Vivere un lutto

Attualmente, il lutto non viene più contraddistinto da alcun segno esterno. Ogni giorno ci troviamo accanto, senza saperlo, a persone in lutto. Queste persone lavorano, mangiano in mensa e scherzano come noi. Esteriormente non lasciano trasparire nulla della loro sofferenza, tanto che si potrebbe (o si vorrebbe) pensare che tale sofferenza non esiste. Eppure…

Il lutto comporta un dolore profondo. La morte è infatti irreversibile, poiché strappa definitivamente alla vita la persona cara. Quello del lutto è un percorso lungo, caratterizzato da tappe che vanno vissute. Alla luce di queste considerazioni, la comunità (famiglia, istituzioni) dovrebbe essere più attenta al lutto dei suoi componenti, e dimostrare una maggior sensibilità nei confronti delle loro esigenze specifiche. Chi ha subito un lutto non si riprende nell’arco di pochi giorni. Ha bisogno di fare il suo percorso al proprio ritmo, sotto lo sguardo compassionevole dei suoi simili. Ha bisogno di parlare del defunto, delle circostanze del decesso, dei ricordi comuni, delle emozioni che lo sopraffanno. Consentire questo spazio a chi è in lutto significa permettergli l’evoluzione e la progressiva trasformazione del suo dolore.

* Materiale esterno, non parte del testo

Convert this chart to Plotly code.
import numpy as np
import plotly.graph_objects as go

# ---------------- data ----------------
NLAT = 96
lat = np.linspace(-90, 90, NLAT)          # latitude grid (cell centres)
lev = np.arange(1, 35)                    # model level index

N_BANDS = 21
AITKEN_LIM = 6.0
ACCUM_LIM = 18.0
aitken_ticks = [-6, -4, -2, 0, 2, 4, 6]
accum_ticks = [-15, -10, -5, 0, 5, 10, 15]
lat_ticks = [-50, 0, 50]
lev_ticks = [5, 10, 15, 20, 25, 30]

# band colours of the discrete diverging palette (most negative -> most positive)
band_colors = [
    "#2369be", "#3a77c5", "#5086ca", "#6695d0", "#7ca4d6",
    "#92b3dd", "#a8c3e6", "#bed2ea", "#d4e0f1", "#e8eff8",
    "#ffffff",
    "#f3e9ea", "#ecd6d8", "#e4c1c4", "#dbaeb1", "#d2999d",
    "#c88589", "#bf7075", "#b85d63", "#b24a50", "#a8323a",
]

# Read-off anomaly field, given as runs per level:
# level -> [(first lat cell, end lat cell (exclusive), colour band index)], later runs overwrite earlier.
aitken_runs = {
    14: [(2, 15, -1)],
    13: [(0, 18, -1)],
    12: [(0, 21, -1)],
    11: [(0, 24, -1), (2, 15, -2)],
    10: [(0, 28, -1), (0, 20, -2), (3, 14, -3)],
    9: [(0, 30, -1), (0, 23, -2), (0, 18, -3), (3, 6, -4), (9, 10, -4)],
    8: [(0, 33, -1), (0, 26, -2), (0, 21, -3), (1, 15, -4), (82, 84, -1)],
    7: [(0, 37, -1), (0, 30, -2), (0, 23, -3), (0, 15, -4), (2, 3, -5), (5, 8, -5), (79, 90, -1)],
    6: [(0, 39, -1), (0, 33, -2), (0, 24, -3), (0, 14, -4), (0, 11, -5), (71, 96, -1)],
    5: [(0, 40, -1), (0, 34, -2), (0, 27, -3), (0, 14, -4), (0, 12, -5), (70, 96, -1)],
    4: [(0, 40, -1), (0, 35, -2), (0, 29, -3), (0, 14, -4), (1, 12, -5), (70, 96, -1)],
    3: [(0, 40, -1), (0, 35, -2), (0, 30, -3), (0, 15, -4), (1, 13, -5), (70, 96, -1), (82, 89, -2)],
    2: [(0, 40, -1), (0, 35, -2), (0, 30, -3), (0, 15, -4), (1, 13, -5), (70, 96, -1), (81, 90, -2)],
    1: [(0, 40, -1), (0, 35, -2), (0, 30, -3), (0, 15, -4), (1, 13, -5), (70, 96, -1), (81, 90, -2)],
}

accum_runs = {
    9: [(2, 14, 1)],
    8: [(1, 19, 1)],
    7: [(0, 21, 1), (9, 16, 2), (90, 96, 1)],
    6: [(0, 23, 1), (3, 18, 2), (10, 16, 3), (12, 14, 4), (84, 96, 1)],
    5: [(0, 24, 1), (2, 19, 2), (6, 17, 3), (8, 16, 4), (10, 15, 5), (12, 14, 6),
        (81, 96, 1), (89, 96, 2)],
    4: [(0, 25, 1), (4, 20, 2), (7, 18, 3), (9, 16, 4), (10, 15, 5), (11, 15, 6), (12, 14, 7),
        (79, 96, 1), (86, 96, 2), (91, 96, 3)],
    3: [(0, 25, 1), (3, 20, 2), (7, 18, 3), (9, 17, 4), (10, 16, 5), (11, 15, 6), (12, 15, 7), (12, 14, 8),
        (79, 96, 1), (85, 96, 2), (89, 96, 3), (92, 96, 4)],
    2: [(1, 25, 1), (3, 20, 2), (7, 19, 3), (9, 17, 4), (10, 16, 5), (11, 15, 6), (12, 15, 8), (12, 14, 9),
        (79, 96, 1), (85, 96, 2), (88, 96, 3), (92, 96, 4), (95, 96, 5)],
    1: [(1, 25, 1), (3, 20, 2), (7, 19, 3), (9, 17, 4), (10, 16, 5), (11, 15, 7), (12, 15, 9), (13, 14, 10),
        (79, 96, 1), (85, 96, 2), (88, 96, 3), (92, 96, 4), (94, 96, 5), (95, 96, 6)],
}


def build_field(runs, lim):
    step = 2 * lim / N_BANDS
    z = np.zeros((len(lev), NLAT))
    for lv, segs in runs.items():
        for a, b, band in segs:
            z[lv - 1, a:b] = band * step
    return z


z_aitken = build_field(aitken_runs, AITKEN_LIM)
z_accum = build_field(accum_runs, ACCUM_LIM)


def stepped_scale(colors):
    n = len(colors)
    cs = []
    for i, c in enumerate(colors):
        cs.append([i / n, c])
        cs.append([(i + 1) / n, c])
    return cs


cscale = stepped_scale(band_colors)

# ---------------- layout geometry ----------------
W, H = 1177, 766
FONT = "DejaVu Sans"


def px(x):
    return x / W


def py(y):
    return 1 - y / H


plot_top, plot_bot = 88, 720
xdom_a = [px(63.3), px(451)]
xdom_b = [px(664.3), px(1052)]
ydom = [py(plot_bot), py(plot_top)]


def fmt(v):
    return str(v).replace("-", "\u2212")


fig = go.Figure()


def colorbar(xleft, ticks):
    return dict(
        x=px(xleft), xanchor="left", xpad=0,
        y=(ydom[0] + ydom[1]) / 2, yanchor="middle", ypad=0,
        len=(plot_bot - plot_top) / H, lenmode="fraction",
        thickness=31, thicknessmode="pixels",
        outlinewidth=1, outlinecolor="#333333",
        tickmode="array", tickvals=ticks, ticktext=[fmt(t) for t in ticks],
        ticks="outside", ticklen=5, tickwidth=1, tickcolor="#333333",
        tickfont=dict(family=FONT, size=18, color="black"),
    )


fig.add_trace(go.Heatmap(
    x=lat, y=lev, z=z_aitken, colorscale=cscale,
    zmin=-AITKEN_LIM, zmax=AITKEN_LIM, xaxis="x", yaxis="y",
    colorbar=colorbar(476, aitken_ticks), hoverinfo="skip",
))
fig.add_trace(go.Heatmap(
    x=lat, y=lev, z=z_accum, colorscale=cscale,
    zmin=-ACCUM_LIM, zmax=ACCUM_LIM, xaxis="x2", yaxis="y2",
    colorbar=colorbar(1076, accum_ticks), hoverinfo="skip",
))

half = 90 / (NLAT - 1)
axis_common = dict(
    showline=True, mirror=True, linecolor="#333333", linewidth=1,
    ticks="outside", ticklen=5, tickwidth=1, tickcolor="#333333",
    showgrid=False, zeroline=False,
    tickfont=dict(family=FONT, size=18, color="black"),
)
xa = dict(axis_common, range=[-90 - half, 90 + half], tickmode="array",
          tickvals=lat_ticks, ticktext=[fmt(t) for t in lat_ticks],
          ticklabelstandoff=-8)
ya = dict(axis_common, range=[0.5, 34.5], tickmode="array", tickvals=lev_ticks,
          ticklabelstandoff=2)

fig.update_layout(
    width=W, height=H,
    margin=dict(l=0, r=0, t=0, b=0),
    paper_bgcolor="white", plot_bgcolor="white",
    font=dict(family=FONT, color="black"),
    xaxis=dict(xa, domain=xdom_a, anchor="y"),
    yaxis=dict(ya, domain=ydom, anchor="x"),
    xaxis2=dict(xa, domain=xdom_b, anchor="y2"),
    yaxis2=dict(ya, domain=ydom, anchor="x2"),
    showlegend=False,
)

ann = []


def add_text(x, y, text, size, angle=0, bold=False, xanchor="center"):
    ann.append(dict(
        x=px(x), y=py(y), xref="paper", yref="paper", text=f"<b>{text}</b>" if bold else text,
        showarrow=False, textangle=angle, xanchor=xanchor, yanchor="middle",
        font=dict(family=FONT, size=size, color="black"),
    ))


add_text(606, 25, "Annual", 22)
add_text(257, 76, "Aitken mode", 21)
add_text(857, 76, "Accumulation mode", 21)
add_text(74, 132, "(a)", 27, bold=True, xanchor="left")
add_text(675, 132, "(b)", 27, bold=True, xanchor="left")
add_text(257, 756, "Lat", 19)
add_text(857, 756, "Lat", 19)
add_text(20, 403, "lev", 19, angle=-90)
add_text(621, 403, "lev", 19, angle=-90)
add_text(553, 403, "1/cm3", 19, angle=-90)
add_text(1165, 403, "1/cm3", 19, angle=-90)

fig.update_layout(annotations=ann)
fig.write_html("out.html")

Un lutto non «elaborato» comporta spesso problemi di ordine fisico, psicologico o relazionale. Oggi questo dato di fatto viene ignorato. Si tende a credere che il passare del tempo sia sufficiente a rimarginare la ferita. La situazione è ben diversa. A nessuno verrebbe in mente di pensare che il tempo possa guarire una ferita di natura fisica: non curata, la ferita si infetta. Questo principio vale anche per le ferite psichiche: hanno bisogno di essere disinfettate per potersi finalmente cicatrizzare, con l’aiuto degli altri.